The connectivity conundrum
Perhaps one point of differentiation is the approach to social media. Forte agrees that social media is important, particularly when it comes to influencing a millennial to choose your property in the first place. But she thinks that many travellers in this bracket are really seeking a digital detox.
“In terms of our wellness offering, while we create experiences that are worthy of social media, we also want to try and encourage individuals to disconnect and switch off,” she says.
Migliniene, by contrast, feels that millennial travellers are looking to stay connected and tell a story. And aside from social media posting, they definitely want to get everything done online.

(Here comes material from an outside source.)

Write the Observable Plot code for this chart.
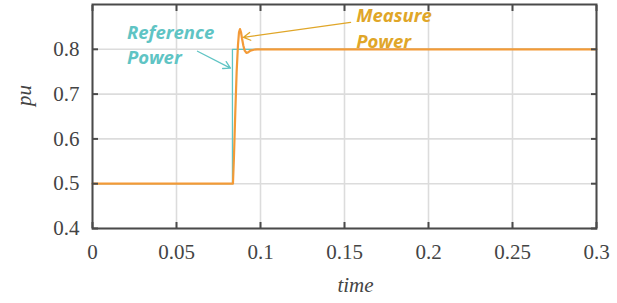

“We even have the possibility of checking the busyness of the pool online and then deciding when to visit, because why should you jostle among many others when you can freely do a butterfly stroke?” she says.
This highlights an interesting paradox in the millennial approach to wellness – a hankering for authentic, offline experiences sits alongside a desire for connectivity and convenience. While the former is perhaps more conducive to ‘wellness’, the latter is hard to shed for a generation that grew up with the internet. It will be up to each hotelier to work out which of the two to emphasise.
What seems clear is that hoteliers do need to start thinking about that question. As the millennial demographic becomes more dominant, the spa and wellness space will need to consider their predilections.
“Millennials are obsessed with wellness,” points out Forte. “In the past, spas were always a bit of an afterthought, but for my generation wellness is a daily, active, pursuit.”